===== Given information

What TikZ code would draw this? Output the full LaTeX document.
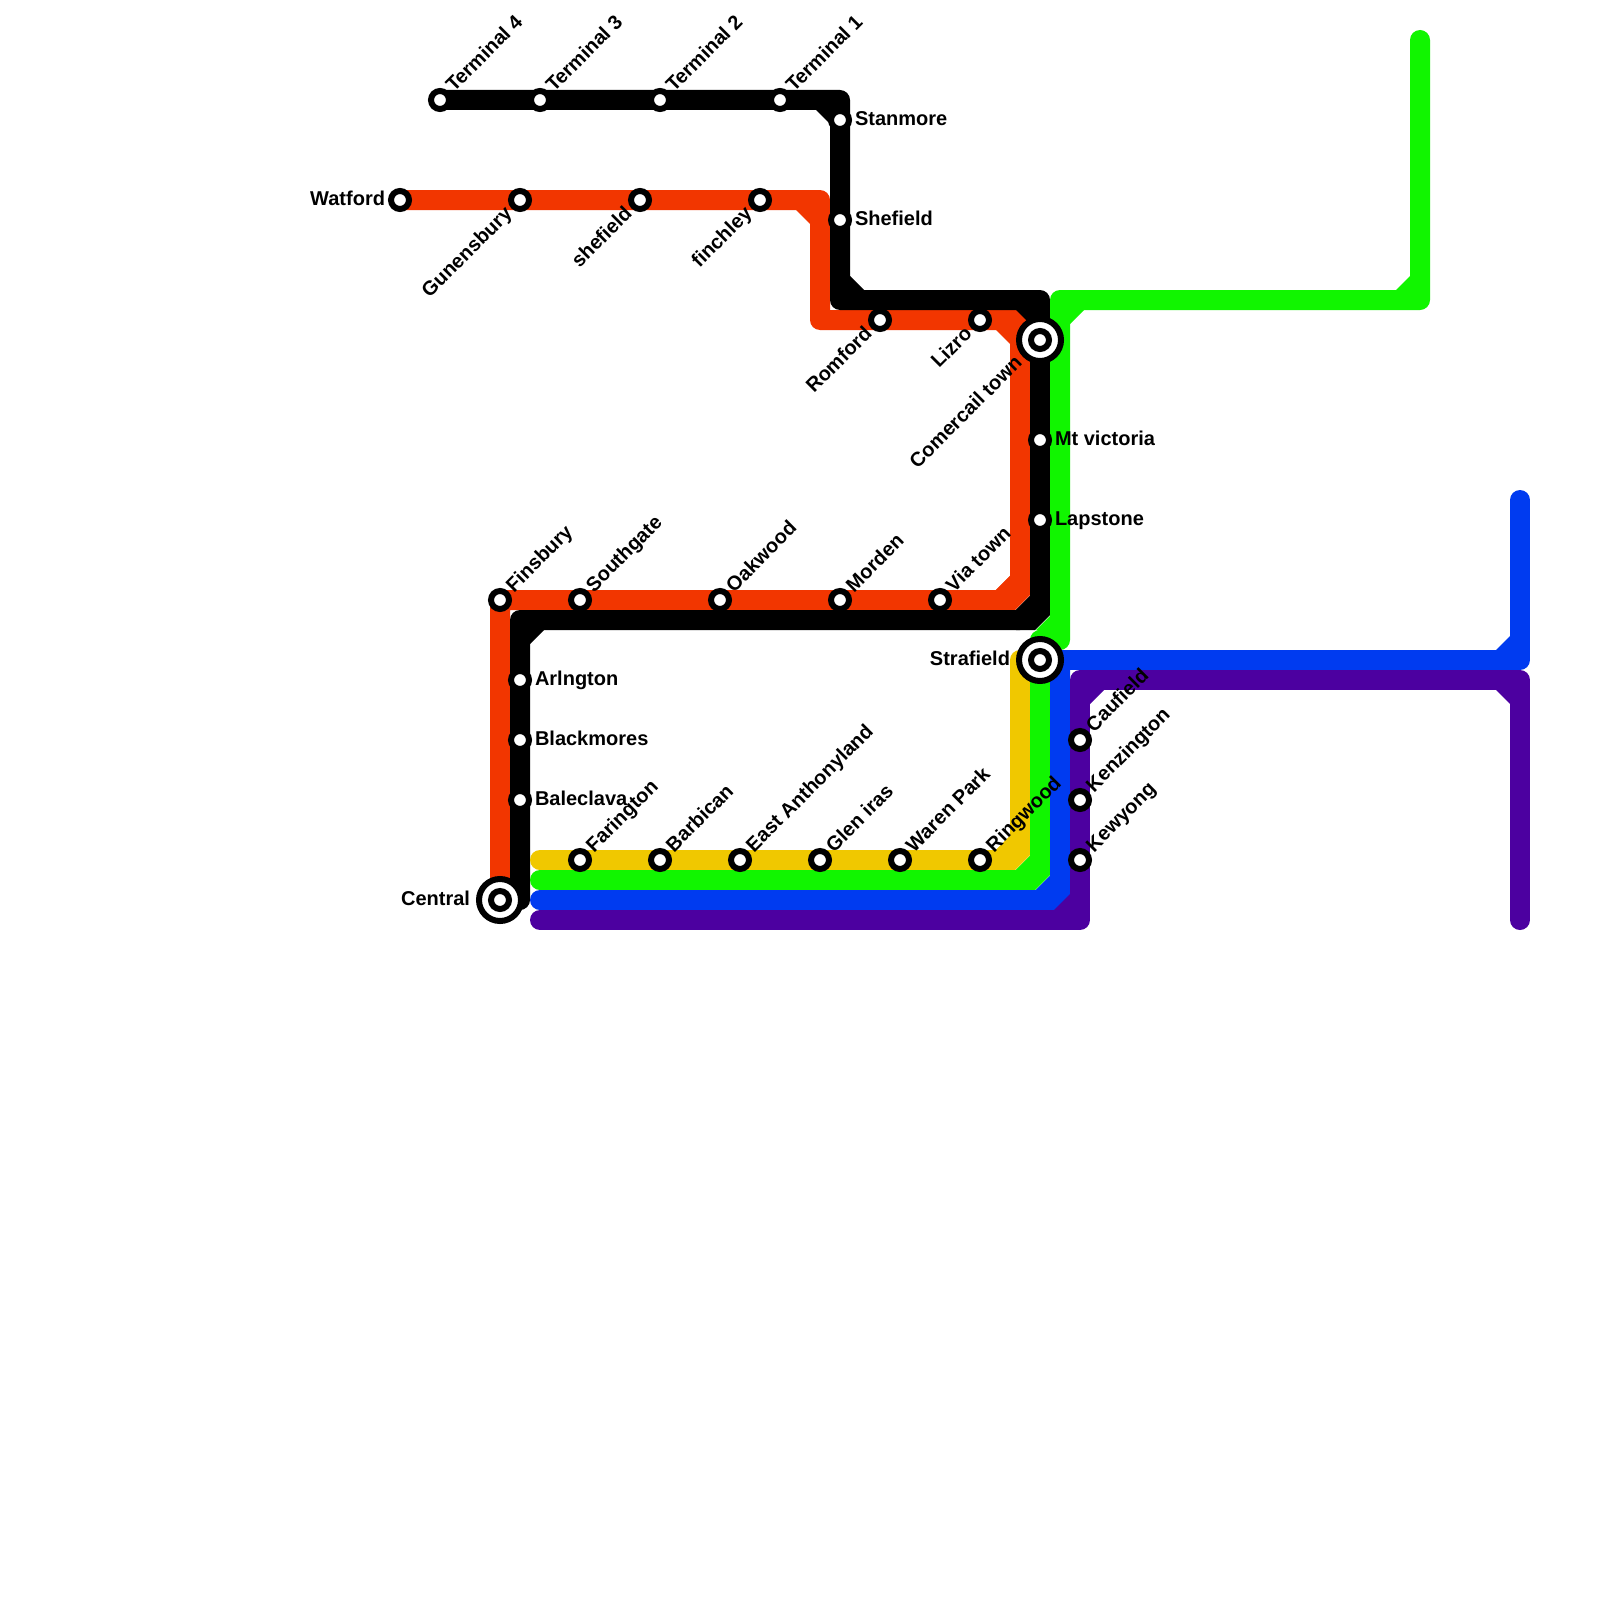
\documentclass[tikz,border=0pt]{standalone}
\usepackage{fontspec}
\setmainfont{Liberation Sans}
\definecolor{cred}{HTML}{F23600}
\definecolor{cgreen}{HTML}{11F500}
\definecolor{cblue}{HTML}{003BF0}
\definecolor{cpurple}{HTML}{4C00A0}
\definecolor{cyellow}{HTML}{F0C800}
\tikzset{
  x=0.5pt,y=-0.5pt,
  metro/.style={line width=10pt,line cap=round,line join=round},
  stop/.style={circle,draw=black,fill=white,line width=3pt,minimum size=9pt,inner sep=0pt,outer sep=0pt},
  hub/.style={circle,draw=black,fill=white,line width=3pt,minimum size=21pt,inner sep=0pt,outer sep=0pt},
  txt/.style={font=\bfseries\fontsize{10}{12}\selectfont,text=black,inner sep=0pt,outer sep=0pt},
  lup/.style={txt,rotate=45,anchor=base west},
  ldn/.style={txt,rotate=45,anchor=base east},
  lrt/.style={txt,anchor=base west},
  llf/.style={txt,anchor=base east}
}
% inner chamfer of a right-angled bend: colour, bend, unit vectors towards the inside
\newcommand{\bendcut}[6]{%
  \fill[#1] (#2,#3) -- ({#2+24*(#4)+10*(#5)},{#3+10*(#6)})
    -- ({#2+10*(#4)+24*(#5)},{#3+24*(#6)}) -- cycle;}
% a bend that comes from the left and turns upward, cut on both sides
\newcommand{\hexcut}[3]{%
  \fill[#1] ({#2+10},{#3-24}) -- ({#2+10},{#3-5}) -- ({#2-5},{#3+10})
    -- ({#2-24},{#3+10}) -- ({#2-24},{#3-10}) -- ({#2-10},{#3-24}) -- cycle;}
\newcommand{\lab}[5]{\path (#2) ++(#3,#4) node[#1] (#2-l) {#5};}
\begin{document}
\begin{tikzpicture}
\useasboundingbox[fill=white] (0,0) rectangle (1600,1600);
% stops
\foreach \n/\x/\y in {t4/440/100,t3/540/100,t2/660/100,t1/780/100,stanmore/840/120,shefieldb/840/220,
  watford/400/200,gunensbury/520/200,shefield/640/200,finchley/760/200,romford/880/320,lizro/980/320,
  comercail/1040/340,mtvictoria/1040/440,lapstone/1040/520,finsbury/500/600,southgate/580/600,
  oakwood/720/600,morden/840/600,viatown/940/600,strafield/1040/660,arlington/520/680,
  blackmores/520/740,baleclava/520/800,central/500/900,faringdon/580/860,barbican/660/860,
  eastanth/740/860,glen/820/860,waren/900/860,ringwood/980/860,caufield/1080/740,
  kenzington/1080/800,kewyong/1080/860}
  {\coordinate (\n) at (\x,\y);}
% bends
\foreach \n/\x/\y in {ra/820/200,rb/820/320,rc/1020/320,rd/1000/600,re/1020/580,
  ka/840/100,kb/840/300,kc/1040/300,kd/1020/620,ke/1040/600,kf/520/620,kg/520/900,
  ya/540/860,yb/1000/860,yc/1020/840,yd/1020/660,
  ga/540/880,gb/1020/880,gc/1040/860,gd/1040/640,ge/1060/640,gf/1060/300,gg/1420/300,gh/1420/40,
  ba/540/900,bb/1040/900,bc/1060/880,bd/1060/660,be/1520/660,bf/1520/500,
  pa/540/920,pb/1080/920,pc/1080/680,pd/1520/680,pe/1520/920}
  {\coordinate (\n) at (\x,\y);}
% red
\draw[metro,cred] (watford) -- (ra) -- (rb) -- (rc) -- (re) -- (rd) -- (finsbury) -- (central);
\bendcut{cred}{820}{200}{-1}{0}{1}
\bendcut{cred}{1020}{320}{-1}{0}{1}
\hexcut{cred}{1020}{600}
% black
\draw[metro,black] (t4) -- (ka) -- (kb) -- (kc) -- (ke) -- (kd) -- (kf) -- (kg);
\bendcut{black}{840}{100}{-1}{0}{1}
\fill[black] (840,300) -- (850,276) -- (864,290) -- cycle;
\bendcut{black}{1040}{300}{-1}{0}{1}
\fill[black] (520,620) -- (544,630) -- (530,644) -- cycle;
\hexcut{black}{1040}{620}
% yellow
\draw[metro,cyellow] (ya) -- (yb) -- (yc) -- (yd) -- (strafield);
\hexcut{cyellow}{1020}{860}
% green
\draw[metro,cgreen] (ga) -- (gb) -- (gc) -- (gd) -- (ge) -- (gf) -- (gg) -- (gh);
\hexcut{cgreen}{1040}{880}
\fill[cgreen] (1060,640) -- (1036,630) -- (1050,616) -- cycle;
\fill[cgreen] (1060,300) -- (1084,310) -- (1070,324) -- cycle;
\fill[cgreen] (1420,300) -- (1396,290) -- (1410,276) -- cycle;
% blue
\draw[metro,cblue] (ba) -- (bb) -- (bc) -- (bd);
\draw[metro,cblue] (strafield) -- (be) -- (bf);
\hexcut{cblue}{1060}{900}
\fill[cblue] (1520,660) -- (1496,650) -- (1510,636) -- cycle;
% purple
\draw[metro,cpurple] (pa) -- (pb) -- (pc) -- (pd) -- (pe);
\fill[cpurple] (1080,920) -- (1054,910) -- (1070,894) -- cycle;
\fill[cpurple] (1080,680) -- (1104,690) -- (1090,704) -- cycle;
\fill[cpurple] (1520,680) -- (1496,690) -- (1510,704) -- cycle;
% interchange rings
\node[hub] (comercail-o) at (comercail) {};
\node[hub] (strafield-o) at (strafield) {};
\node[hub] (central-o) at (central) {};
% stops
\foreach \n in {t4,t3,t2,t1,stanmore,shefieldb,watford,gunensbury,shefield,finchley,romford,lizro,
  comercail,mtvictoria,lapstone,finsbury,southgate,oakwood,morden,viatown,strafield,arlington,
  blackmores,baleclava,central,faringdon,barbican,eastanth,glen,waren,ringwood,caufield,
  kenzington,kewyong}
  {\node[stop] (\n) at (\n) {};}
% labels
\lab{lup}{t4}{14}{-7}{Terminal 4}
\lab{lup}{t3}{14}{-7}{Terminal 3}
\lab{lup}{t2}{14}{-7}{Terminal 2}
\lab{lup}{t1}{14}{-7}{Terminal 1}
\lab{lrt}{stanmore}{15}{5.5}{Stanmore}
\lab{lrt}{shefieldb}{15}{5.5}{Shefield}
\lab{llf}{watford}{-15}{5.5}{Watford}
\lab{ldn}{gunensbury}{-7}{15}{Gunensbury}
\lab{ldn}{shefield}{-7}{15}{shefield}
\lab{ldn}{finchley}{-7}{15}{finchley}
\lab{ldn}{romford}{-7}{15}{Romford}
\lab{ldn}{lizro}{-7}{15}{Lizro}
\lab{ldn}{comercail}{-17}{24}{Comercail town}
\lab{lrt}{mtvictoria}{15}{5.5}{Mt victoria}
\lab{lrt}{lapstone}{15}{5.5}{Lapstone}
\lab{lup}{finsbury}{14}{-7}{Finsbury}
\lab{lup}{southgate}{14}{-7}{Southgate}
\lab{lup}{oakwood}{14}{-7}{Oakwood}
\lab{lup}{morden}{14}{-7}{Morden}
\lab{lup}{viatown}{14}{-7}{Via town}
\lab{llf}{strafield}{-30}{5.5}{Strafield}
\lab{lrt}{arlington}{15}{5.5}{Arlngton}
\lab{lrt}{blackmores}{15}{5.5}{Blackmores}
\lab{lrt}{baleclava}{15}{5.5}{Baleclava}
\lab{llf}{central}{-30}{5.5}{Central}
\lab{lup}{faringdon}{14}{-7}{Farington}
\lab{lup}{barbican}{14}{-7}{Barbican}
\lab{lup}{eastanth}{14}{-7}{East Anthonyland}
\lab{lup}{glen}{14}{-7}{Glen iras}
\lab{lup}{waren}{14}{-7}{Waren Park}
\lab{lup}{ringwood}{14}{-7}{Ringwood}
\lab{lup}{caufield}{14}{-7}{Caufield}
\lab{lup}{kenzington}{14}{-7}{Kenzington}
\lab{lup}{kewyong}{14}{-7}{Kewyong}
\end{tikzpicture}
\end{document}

==========

**Challenge**
Reply with nothing except the number of lines in the listing above that include the string "draw".

**Written response**
10